## Plotting code records
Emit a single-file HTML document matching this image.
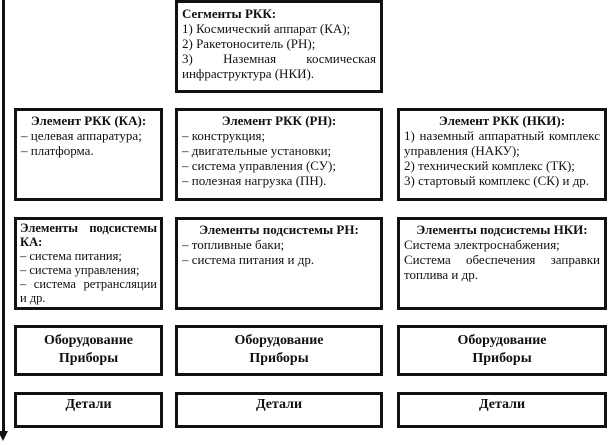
<!DOCTYPE html>
<html><head><meta charset="utf-8"><style>
body{margin:0;width:610px;height:445px;background:#fff;position:relative;overflow:hidden;font-family:"Liberation Serif","DejaVu Serif",serif;font-size:13px;color:#111;}
.b{position:absolute;border:3px solid #111;box-sizing:border-box;padding:2px 4px;line-height:15px;}
.h{font-weight:bold;text-align:center;}
.j{text-align:justify;text-align-last:justify;}
.big{font-weight:bold;text-align:center;font-size:14px;line-height:18px;padding-top:4px;}
</style></head><body>
<div style="position:absolute;left:2px;top:0;width:3px;height:432px;background:#111"></div>
<div style="position:absolute;left:-2px;top:431px;width:0;height:0;border-left:5px solid transparent;border-right:5px solid transparent;border-top:10px solid #111;margin-left:0"></div>

<div class="b" style="left:175px;top:0;width:208px;height:93px;padding-top:3px">
<div style="font-weight:bold">Сегменты РКК:</div>
1) Космический аппарат (КА);<br>2) Ракетоноситель (РН);<br>
<div class="j">3) Наземная космическая</div>инфраструктура (НКИ).</div>

<div class="b" style="left:14px;top:108px;width:149px;height:93px"><div class="h">Элемент РКК (КА):</div>– целевая аппаратура;<br>– платформа.</div>
<div class="b" style="left:175px;top:108px;width:208px;height:93px"><div class="h">Элемент РКК (РН):</div>– конструкция;<br>– двигательные установки;<br>– система управления (СУ);<br>– полезная нагрузка (ПН).</div>
<div class="b" style="left:397px;top:108px;width:210px;height:93px"><div class="h">Элемент РКК (НКИ):</div><div class="j">1) наземный аппаратный комплекс</div>управления (НАКУ);<br>2) технический комплекс (ТК);<br>3) стартовый комплекс (СК) и др.</div>

<div class="b" style="left:14px;top:217px;width:149px;height:93px;line-height:14px;padding-top:1px;padding-left:3px;padding-right:3px;font-size:12.5px"><div class="j" style="font-weight:bold">Элементы подсистемы</div><b>КА:</b><br>– система питания;<br>– система управления;<br><div class="j">– система ретрансляции</div>и др.</div>
<div class="b" style="left:175px;top:217px;width:208px;height:93px"><div class="h">Элементы подсистемы РН:</div>– топливные баки;<br>– система питания и др.</div>
<div class="b" style="left:397px;top:217px;width:210px;height:93px"><div class="h">Элементы подсистемы НКИ:</div>Система электроснабжения;<br><div class="j">Система обеспечения заправки</div>топлива и др.</div>

<div class="b big" style="left:14px;top:325px;width:149px;height:51px">Оборудование<br>Приборы</div>
<div class="b big" style="left:175px;top:325px;width:208px;height:51px">Оборудование<br>Приборы</div>
<div class="b big" style="left:397px;top:325px;width:210px;height:51px">Оборудование<br>Приборы</div>

<div class="b big" style="left:14px;top:392px;width:149px;height:36px;padding-top:1px">Детали</div>
<div class="b big" style="left:175px;top:392px;width:208px;height:36px;padding-top:1px">Детали</div>
<div class="b big" style="left:397px;top:392px;width:210px;height:36px;padding-top:1px">Детали</div>
</body></html>
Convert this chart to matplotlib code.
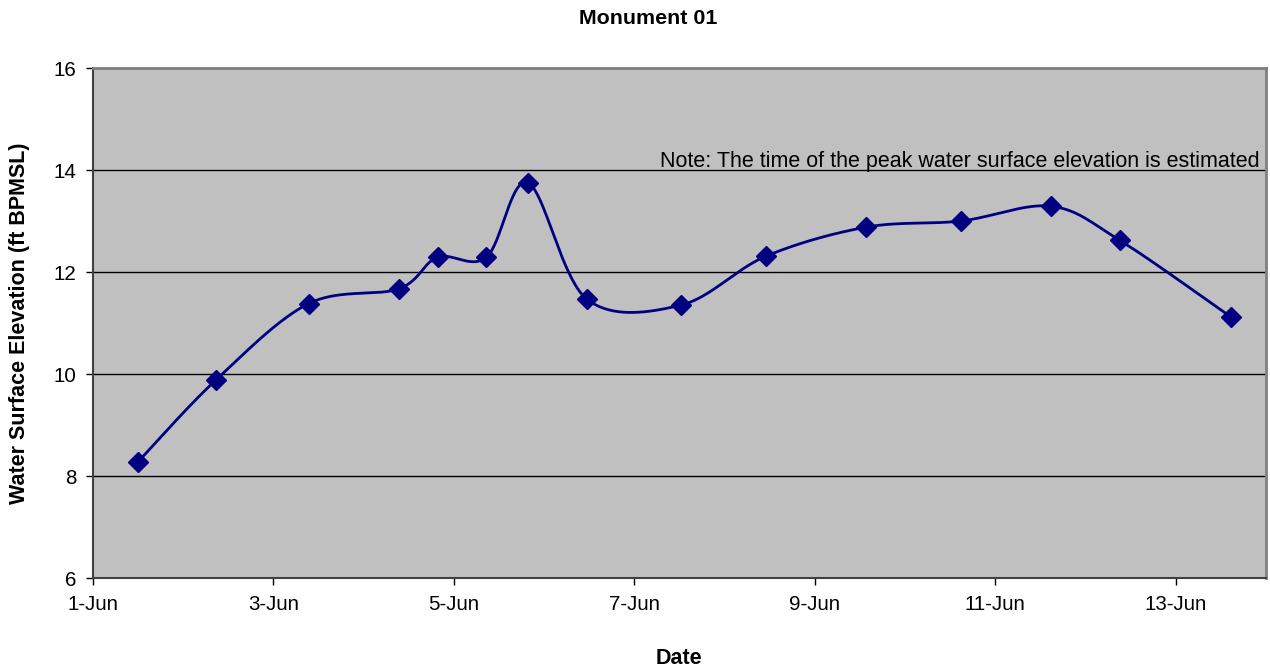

## AIM OF THE EXERCISE
Transcribe the entries from their first line to the line that holds "(СК) и др.</div>", both included, and skip every picture.

## FULL OUTPUT
Emit a single-file HTML document matching this image.
<!DOCTYPE html>
<html><head><meta charset="utf-8"><style>
body{margin:0;width:610px;height:445px;background:#fff;position:relative;overflow:hidden;font-family:"Liberation Serif","DejaVu Serif",serif;font-size:13px;color:#111;}
.b{position:absolute;border:3px solid #111;box-sizing:border-box;padding:2px 4px;line-height:15px;}
.h{font-weight:bold;text-align:center;}
.j{text-align:justify;text-align-last:justify;}
.big{font-weight:bold;text-align:center;font-size:14px;line-height:18px;padding-top:4px;}
</style></head><body>
<div style="position:absolute;left:2px;top:0;width:3px;height:432px;background:#111"></div>
<div style="position:absolute;left:-2px;top:431px;width:0;height:0;border-left:5px solid transparent;border-right:5px solid transparent;border-top:10px solid #111;margin-left:0"></div>

<div class="b" style="left:175px;top:0;width:208px;height:93px;padding-top:3px">
<div style="font-weight:bold">Сегменты РКК:</div>
1) Космический аппарат (КА);<br>2) Ракетоноситель (РН);<br>
<div class="j">3) Наземная космическая</div>инфраструктура (НКИ).</div>

<div class="b" style="left:14px;top:108px;width:149px;height:93px"><div class="h">Элемент РКК (КА):</div>– целевая аппаратура;<br>– платформа.</div>
<div class="b" style="left:175px;top:108px;width:208px;height:93px"><div class="h">Элемент РКК (РН):</div>– конструкция;<br>– двигательные установки;<br>– система управления (СУ);<br>– полезная нагрузка (ПН).</div>
<div class="b" style="left:397px;top:108px;width:210px;height:93px"><div class="h">Элемент РКК (НКИ):</div><div class="j">1) наземный аппаратный комплекс</div>управления (НАКУ);<br>2) технический комплекс (ТК);<br>3) стартовый комплекс (СК) и др.</div>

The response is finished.